■ INSTRUCTIONS FOR THE TASK: Print exactly what the entries say, line by line, from the first line down to the one with "const barW = 7;", inclusive.

■ DATA SECTION:
┌──

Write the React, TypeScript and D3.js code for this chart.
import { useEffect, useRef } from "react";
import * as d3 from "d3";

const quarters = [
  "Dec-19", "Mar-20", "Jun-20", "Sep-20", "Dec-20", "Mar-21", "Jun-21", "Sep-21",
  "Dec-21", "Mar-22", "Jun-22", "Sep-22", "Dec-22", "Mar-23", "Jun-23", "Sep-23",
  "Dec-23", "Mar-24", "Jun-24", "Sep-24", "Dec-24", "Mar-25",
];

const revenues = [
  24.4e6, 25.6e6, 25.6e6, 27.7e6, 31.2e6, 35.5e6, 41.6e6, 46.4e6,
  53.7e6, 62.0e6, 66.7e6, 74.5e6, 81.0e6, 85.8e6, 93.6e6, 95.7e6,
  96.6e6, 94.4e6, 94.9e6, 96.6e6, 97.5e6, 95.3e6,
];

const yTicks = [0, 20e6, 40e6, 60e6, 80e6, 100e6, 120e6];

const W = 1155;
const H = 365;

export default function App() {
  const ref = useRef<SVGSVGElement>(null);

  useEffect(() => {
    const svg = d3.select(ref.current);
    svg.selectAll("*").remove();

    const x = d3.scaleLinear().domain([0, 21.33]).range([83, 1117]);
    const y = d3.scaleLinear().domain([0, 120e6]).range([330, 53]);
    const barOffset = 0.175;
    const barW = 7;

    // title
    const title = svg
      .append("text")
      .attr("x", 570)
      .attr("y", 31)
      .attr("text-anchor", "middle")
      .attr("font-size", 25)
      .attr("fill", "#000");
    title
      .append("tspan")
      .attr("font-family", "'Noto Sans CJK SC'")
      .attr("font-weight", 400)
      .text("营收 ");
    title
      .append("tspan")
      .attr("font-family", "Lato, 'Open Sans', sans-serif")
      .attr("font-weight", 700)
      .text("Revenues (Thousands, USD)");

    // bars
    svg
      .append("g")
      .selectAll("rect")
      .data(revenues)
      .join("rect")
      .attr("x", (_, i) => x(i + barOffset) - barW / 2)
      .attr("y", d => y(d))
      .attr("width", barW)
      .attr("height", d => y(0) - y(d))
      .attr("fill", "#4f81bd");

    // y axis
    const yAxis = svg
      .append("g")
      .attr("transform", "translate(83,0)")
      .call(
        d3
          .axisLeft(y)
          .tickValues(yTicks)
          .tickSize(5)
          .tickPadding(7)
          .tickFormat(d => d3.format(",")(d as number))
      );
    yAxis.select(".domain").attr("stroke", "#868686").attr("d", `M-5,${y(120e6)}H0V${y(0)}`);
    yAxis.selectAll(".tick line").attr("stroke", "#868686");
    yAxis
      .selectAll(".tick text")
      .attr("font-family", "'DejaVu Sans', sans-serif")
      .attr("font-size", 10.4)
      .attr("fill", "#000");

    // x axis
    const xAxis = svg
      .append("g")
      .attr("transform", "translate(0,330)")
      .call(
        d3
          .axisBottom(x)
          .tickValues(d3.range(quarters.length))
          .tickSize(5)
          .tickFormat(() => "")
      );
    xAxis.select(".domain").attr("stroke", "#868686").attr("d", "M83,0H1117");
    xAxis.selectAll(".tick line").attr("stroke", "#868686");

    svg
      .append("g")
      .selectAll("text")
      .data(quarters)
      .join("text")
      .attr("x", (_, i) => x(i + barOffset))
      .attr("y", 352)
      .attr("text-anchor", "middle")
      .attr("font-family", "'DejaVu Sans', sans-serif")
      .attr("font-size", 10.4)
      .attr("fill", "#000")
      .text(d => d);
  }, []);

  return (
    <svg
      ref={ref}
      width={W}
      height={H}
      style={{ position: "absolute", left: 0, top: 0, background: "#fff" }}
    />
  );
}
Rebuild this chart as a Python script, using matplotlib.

└──

■ SOLUTION TO THIS TASK:
Write the React, TypeScript and D3.js code for this chart.
import { useEffect, useRef } from "react";
import * as d3 from "d3";

const quarters = [
  "Dec-19", "Mar-20", "Jun-20", "Sep-20", "Dec-20", "Mar-21", "Jun-21", "Sep-21",
  "Dec-21", "Mar-22", "Jun-22", "Sep-22", "Dec-22", "Mar-23", "Jun-23", "Sep-23",
  "Dec-23", "Mar-24", "Jun-24", "Sep-24", "Dec-24", "Mar-25",
];

const revenues = [
  24.4e6, 25.6e6, 25.6e6, 27.7e6, 31.2e6, 35.5e6, 41.6e6, 46.4e6,
  53.7e6, 62.0e6, 66.7e6, 74.5e6, 81.0e6, 85.8e6, 93.6e6, 95.7e6,
  96.6e6, 94.4e6, 94.9e6, 96.6e6, 97.5e6, 95.3e6,
];

const yTicks = [0, 20e6, 40e6, 60e6, 80e6, 100e6, 120e6];

const W = 1155;
const H = 365;

export default function App() {
  const ref = useRef<SVGSVGElement>(null);

  useEffect(() => {
    const svg = d3.select(ref.current);
    svg.selectAll("*").remove();

    const x = d3.scaleLinear().domain([0, 21.33]).range([83, 1117]);
    const y = d3.scaleLinear().domain([0, 120e6]).range([330, 53]);
    const barOffset = 0.175;
    const barW = 7;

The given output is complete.